Wednesday, May 2, 2018

Tales from the schoolhouse 6


I have so much more to tell you about my time as a teacher.
The 6th grader who stole a car.
The girl with the blue hair.
The mother who told me in conference that her daughter was regularly beating her up.
Teaching “reproduction” to my daughter’s 7th grade class.
But, there are other things I want to write about too, so I’m going to wind down the schoolhouse stories by telling you how my teaching career died.
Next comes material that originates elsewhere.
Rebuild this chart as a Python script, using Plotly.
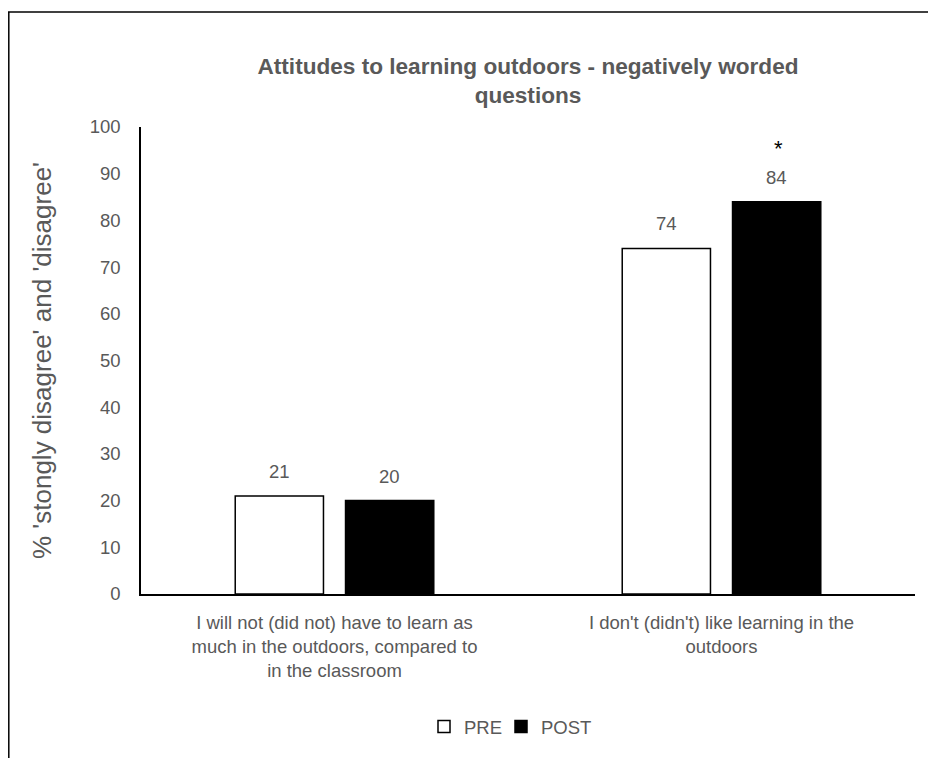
import plotly.graph_objects as go

categories = [
    "I will not (did not) have to learn as<br>much in the outdoors, compared to<br>in the classroom",
    "I don't (didn't) like learning in the<br>outdoors",
]
series_names = ["PRE", "POST"]
pre_values = [21, 74]
post_values = [20, 84]
y_ticks = list(range(0, 101, 10))
significance = [None, "*"]  # marker over POST bar

TXT = "#595959"
FONT = "Liberation Sans, Arial, sans-serif"

# page has an 8px body margin, so figure coords = screen coords - 8
W, H = 936, 758
OFF = 8
L, T = 141 - OFF, 127 - OFF
R = W - (915 - OFF)
B = H - (594 - OFF)
pw, ph = W - L - R, H - T - B

fig = go.Figure()
fig.add_trace(go.Bar(
    name=series_names[0], x=categories, y=pre_values, legend="legend",
    showlegend=True,
    marker=dict(color="white", line=dict(color="black", width=1.5)),
))
fig.add_trace(go.Bar(
    name=series_names[1], x=categories, y=post_values, legend="legend2",
    showlegend=True,
    marker=dict(color="black", line=dict(color="black", width=1.5)),
))

annotations = []
slot = pw / 2 * (1 - 0.43) / 2  # px per bar slot
for vals, shift in ((pre_values, -slot / 2), (post_values, slot / 2)):
    for c, v in zip(categories, vals):
        annotations.append(dict(
            x=c, y=v, xref="x", yref="y", text=str(v), showarrow=False,
            xshift=shift, yshift=12, yanchor="bottom",
            font=dict(family=FONT, size=18.5, color=TXT),
        ))
for c, v, s in zip(categories, post_values, significance):
    if s:
        annotations.append(dict(
            x=c, y=v, xref="x", yref="y", text=s, showarrow=False,
            xshift=slot / 2 + 2, yshift=39, yanchor="bottom",
            font=dict(family=FONT, size=22, color="black"),
        ))


def px_x(p):
    return (p - OFF - L) / pw


def px_y(p):
    return (H - B - (p - OFF)) / ph


shapes = [
    dict(type="line", xref="paper", yref="paper",
         x0=px_x(OFF), x1=px_x(W + OFF), y0=px_y(12), y1=px_y(12),
         line=dict(color="black", width=1.5)),
    dict(type="line", xref="paper", yref="paper",
         x0=px_x(OFF + 0.8), x1=px_x(OFF + 0.8), y0=px_y(12), y1=px_y(H + OFF),
         line=dict(color="black", width=1.5)),
]

legend_common = dict(
    orientation="h", xanchor="left", y=px_y(708), yanchor="top",
    font=dict(size=18.5, color=TXT), itemwidth=30, visible=True,
    bgcolor="rgba(0,0,0,0)",
)

fig.update_layout(
    width=W, height=H,
    margin=dict(l=L, r=R, t=T, b=B),
    paper_bgcolor="white", plot_bgcolor="white",
    showlegend=True,
    barmode="group", bargap=0.43, bargroupgap=0.2,
    font=dict(family=FONT, size=18.5, color=TXT),
    title=dict(
        text="<b>Attitudes to learning outdoors - negatively worded<br>questions</b>",
        x=0.5, xref="paper", xanchor="center",
        y=1 - 66 / H, yref="container", yanchor="top",
        font=dict(family=FONT, size=22.6, color=TXT),
    ),
    xaxis=dict(
        showline=True, linecolor="black", linewidth=1.5,
        ticks="", showgrid=False, tickfont=dict(size=18.5, color=TXT),
        ticklabelstandoff=11, fixedrange=True,
    ),
    yaxis=dict(
        range=[0, 100], tickvals=y_ticks, showgrid=False, zeroline=False,
        showline=True, linecolor="black", linewidth=1.5, ticks="",
        tickfont=dict(size=18.5, color=TXT), ticklabelstandoff=15,
        title=dict(text="% 'stongly disagree' and 'disagree'",
                   font=dict(size=26, color=TXT), standoff=31),
    ),
    legend=dict(x=px_x(424), **legend_common),
    legend2=dict(x=px_x(501), **legend_common),
    annotations=annotations,
    shapes=shapes,
)

fig.write_html("out.html")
I had “alternative certification” which means that I got an interim teaching license by doing a background check, having a college degree, taking a test, and paying some fees. In states that have this certification model, alternatively licensed teachers are evaluated and required to complete some course-work and be assigned a mentor for their first year. Many schools do not want to hire these teachers because of the additional overhead involved, so naturally those schools who have the hardest time filling positions are the ones who grab them.
I started my first year teaching under this system in an inner city school. I was teaching German. Yay, an elective class! I’ll only get the students who WANT to learn German! Uh, nope. In this school, the kids didn’t actually pick their electives, they just got a schedule with their electives picked for them. I didn’t have my own classroom. I didn’t have textbooks or a curriculum. I didn’t have any computer resources for the kids unless I took them to the library to use the laptops-on-a-cart there. I’d never taught foreign language before. I struggled to piece together a teaching plan based on my own old textbooks and online resources.
My mentor was a chap who was no longer an active teacher, although he had taught German once, and he didn’t work at our school. He was at the district office. I saw him once every 2-4 weeks. He gave me some old books and then left again.
With this scant guidance and a rolling cart equipped with a few supplies, a Collins dictionary, and no clue what I was doing, I attempted to teach the fundamentals of German to 150 middle school students who were mostly recent immigrants from Mexico.
I admit that I struggled. Somewhere during the year, I realized that I wasn’t going to succeed in teaching them even basic conversational German. I simply didn’t have the resources, and they didn’t have the motivation. Electives were supposed to be “fun” and they deeply resented my asking them to do anything resembling work. So, I taught them some geography and history. We made a “Berlin wall” and then tore it down again. We learned about that crazy radical monk, Martin Luther. (They were really surprised that there was more than one Martin Luther in history.) I spent all my money on school supplies and all my time off either grading papers or creating lessons. My children learned how to cook or they’d have starved that year.
At the end of the year, my principal did not recommend me for certification. She told the district I needed another year under supervision. This basically made me unemployable at any other school, and I was not going to do another year where I was.  I went home and thought about it over the weekend. And then, I thought, what the hell? I have nothing to lose. It might not make any difference for me, but it could make a difference for other teachers in the same boat. So I wrote a letter detailing my experiences with the alternative certification program and the downsides of the process, which put teachers completely at the mercy of an individual school with no coordinated oversight. I refrained from mentioning some of my principal’s more egregious, personal attacks on me and focused more on the process. Then I mailed copies to the state department of education, the Oklahoma City superintendent, my mentor, my principal, and the president of the Oklahoma AFT.
There were only a couple of weeks of the school year remaining. I knew when my principal got her copy of the letter, because she came to the door of my room on some pretense or another. Her eyes were sparking; she literally looked like she would gladly kill me. I responded to whatever her query was calmly, giving her fury no purchase. Reluctantly she stalked away. I had no more interactions with her. I finished my grading, turned in my final numbers, packed up my dictionary and books, and went home for the summer.
About 2 months later, the state of Oklahoma mailed me a full teacher’s certificate with no restrictions.
I never went back to the classroom. I took an administrative job with a little company in Shawnee while I worked on getting my PMP certification. And I started homeschooling my own children.
I heard later from my fellow teachers that the principal was fired from the district before the next school year began.